High temperature electrical properties and oxidation resistance of V-Nb-Mo-Ta-W high entropy alloy thin films

Abstract

High entropy alloys (HEA) show outstanding thermodynamic, mechanical or thermal properties as compared with pure metals or binary alloys. Among several kinds of HEAs, the refractory element containing HEAs exhibit relatively high thermal stability and better mechanical properties at elevated temperature. In this study, the V19.2Nb19.4Mo20.3Ta19.5W21.6 high entropy alloy thin films were deposited on the AISI 304 stainless steel substrates by a magnetron sputtering process. The oxidation behavior and electrical conductivities of HEA thin films at different temperatures were evaluated.
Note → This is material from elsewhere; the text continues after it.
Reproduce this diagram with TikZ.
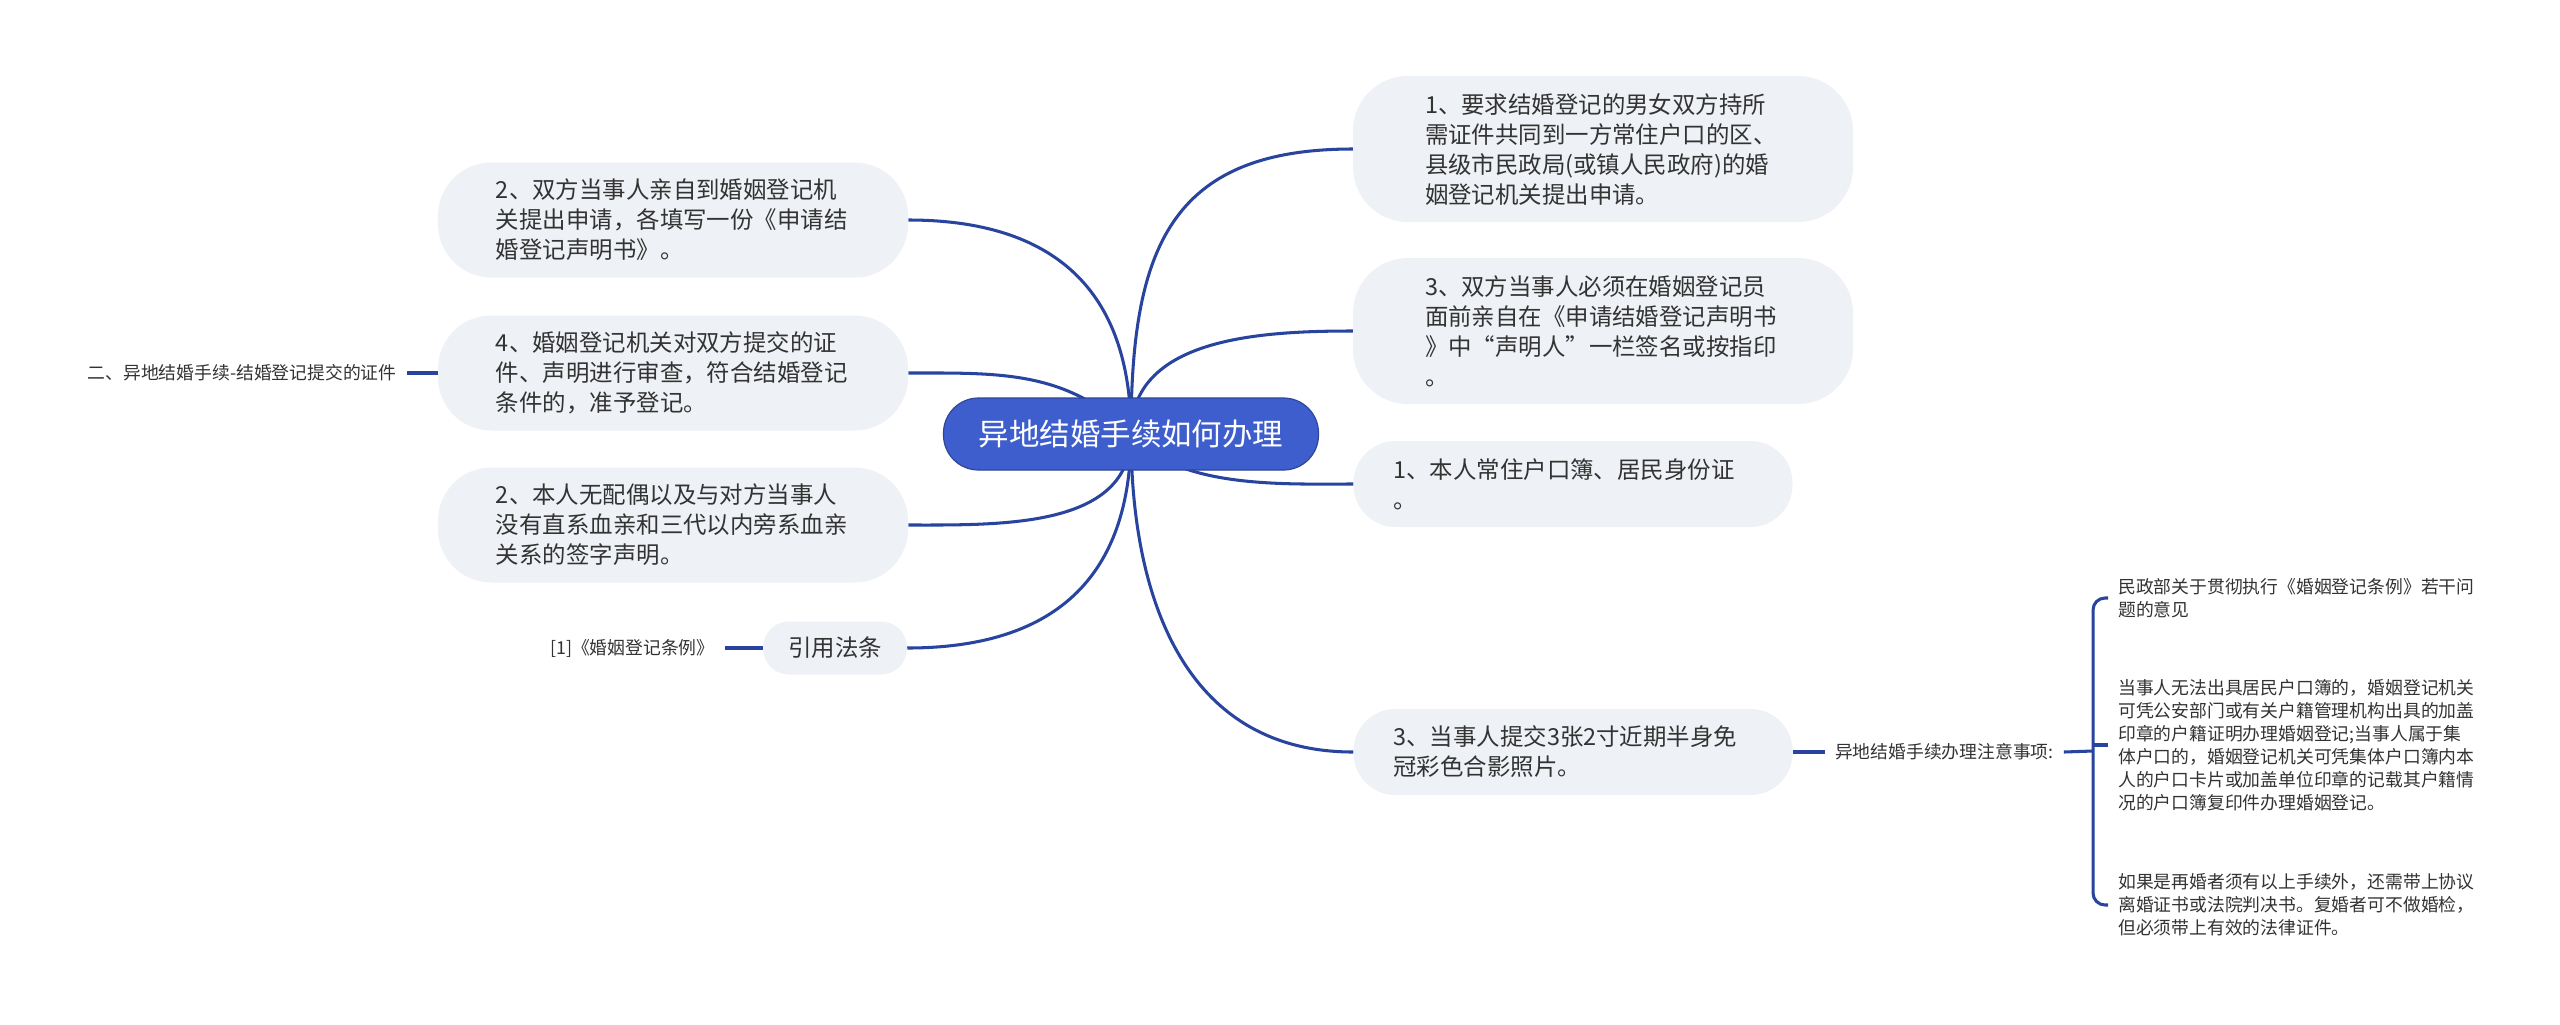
\documentclass[tikz,border=0pt]{standalone}
\usepackage{fontspec}
\setmainfont{Noto Sans CJK SC}
\usepackage{xcolor}
\definecolor{linkblue}{RGB}{40, 68, 158}
\definecolor{rootblue}{RGB}{61, 94, 204}
\definecolor{boxgray}{RGB}{238, 241, 245}
\definecolor{textgray}{RGB}{51, 51, 51}
\usepackage{tikz}
\usetikzlibrary{positioning, backgrounds}

\begin{document}
\begin{tikzpicture}[
  x=0.03cm, y=-0.03cm,
  root/.style={rectangle, draw=rootblue!75!black, line width=1pt, fill=rootblue, text=white, rounded corners=1.05cm, minimum width=11.25cm, minimum height=2.16cm, inner sep=0pt, font=\fontsize{26pt}{30pt}\selectfont},
  topic/.style={rectangle, fill=boxgray, text=textgray, inner sep=0pt, align=left, font=\fontsize{20pt}{25.6pt}\selectfont},
  lbox/.style={topic, rounded corners=1.6cm, minimum width=14.1cm, minimum height=3.45cm, text width=10.62cm},
  rbox/.style={topic, rounded corners=1.65cm, minimum width=15cm, minimum height=4.38cm, text width=10.68cm},
  sbox/.style={topic, rounded corners=1.26cm, minimum width=13.17cm, minimum height=2.58cm, text width=10.77cm},
  refbox/.style={topic, align=center, rounded corners=0.78cm, minimum width=4.32cm, minimum height=1.59cm},
  note/.style={text=textgray, inner xsep=0.3cm, inner ysep=0pt, font=\fontsize{15.2pt}{19.6pt}\selectfont},
  leaf/.style={note, align=left, text width=10.8cm},
  link/.style={draw=linkblue, line width=2.6pt}
]
\useasboundingbox (0,0) rectangle (2560,1024);
% Root
\node[root] (root) at (1131,434) {异地结婚手续如何办理};
% Left side
\node[lbox] (l1) at (673,220) {2、双方当事人亲自到婚姻登记机\\关提出申请，各填写一份《申请结\\婚登记声明书》。};
\node[lbox] (l2) at (673,373) {4、婚姻登记机关对双方提交的证\\件、声明进行审查，符合结婚登记\\条件的，准予登记。};
\node[lbox] (l3) at (673,525) {2、本人无配偶以及与对方当事人\\没有直系血亲和三代以内旁系血亲\\关系的签字声明。};
\node[refbox] (cite) at (835,648) {引用法条};
\node[note, left=0.93cm of l2] (src) {二、异地结婚手续-结婚登记提交的证件};
\node[note, left=1.14cm of cite] (law) {[1]《婚姻登记条例》};
% Right side
\node[rbox] (r1) at (1603,149) {1、要求结婚登记的男女双方持所\\需证件共同到一方常住户口的区、\\县级市民政局(或镇人民政府)的婚\\姻登记机关提出申请。};
\node[rbox] (r2) at (1603,331) {3、双方当事人必须在婚姻登记员\\面前亲自在《申请结婚登记声明书\\》中“声明人”一栏签名或按指印\\。};
\node[sbox] (r3) at (1573,484) {1、本人常住户口簿、居民身份证\\。};
\node[sbox] (r4) at (1573,752) {3、当事人提交3张2寸近期半身免\\冠彩色合影照片。};
\node[note, right=0.96cm of r4] (tips) {异地结婚手续办理注意事项:};
% Leaves
\node[leaf, anchor=west] (lf1) at (2108,598) {民政部关于贯彻执行《婚姻登记条例》若干问\\题的意见};
\node[leaf, anchor=west] (lf2) at (2108,745) {当事人无法出具居民户口簿的，婚姻登记机关\\可凭公安部门或有关户籍管理机构出具的加盖\\印章的户籍证明办理婚姻登记;当事人属于集\\体户口的，婚姻登记机关可凭集体户口簿内本\\人的户口卡片或加盖单位印章的记载其户籍情\\况的户口簿复印件办理婚姻登记。};
\node[leaf, anchor=west] (lf3) at (2108,905) {如果是再婚者须有以上手续外，还需带上协议\\离婚证书或法院判决书。复婚者可不做婚检，\\但必须带上有效的法律证件。};
\coordinate (brc) at (2093,751);
% Links
\begin{scope}[on background layer]
\fill[white] (0,0) rectangle (2560,1024);
\draw[link] (root.center) to[out=90, in=0, looseness=1.2] (l1.east);
\draw[link] (root.center) to[out=135, in=0] (l2.east);
\draw[link] (root.center) to[out=-90, in=0] (l3.east);
\draw[link] (root.center) to[out=-90, in=0, looseness=1.2] (cite.east);
\draw[link] (root.center) to[out=90, in=180, looseness=1.3] (r1.west);
\draw[link] (root.center) to[out=90, in=180] (r2.west);
\draw[link] (root.center) to[out=-50, in=180, looseness=0.8] (r3.west);
\draw[link] (root.center) to[out=-90, in=180, looseness=1.1] (r4.west);
\end{scope}
\draw[link] (src) -- (l2);
\draw[link] (law) -- (cite);
\draw[link] (r4) -- (tips);
\draw[link] (tips.east) -- (brc);
\draw[link, rounded corners=0.36cm] (lf1.west) -| (brc) |- (lf3.west);
\draw[link] (brc |- lf2.west) -- (lf2.west);
\end{tikzpicture}
\end{document}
The body-centered cubic (BCC) structure of HEA thin film can be kept up to 500 °C oxidation, and it transferred to V-Nb-Mo-Ta-W based oxides and then turned to iron contained oxide phases when the oxidation temperature increased to 700 °C. The electrical resistivity of thin film increased with oxidation temperature. The electrochemical impedance spectroscope (EIS) analysis showed that the total apparent resistivity values of 304SS substrate coated with V19.2Nb19.4Mo20.3Ta19.5W21.6 high entropy alloy thin film at 600, 700 and 800 °C were 5.80, 6.91, and 7.71 Ω·cm, respectively. The electrical resistance of the HEA coated sample was contributed by the oxide resistance and interface polarization. Through the electrical property analysis at high temperatures, the HEA thin film can provide a protection layer to the 304SS substrate and kept the sample's high temperature apparent resistivity to a relatively lower value.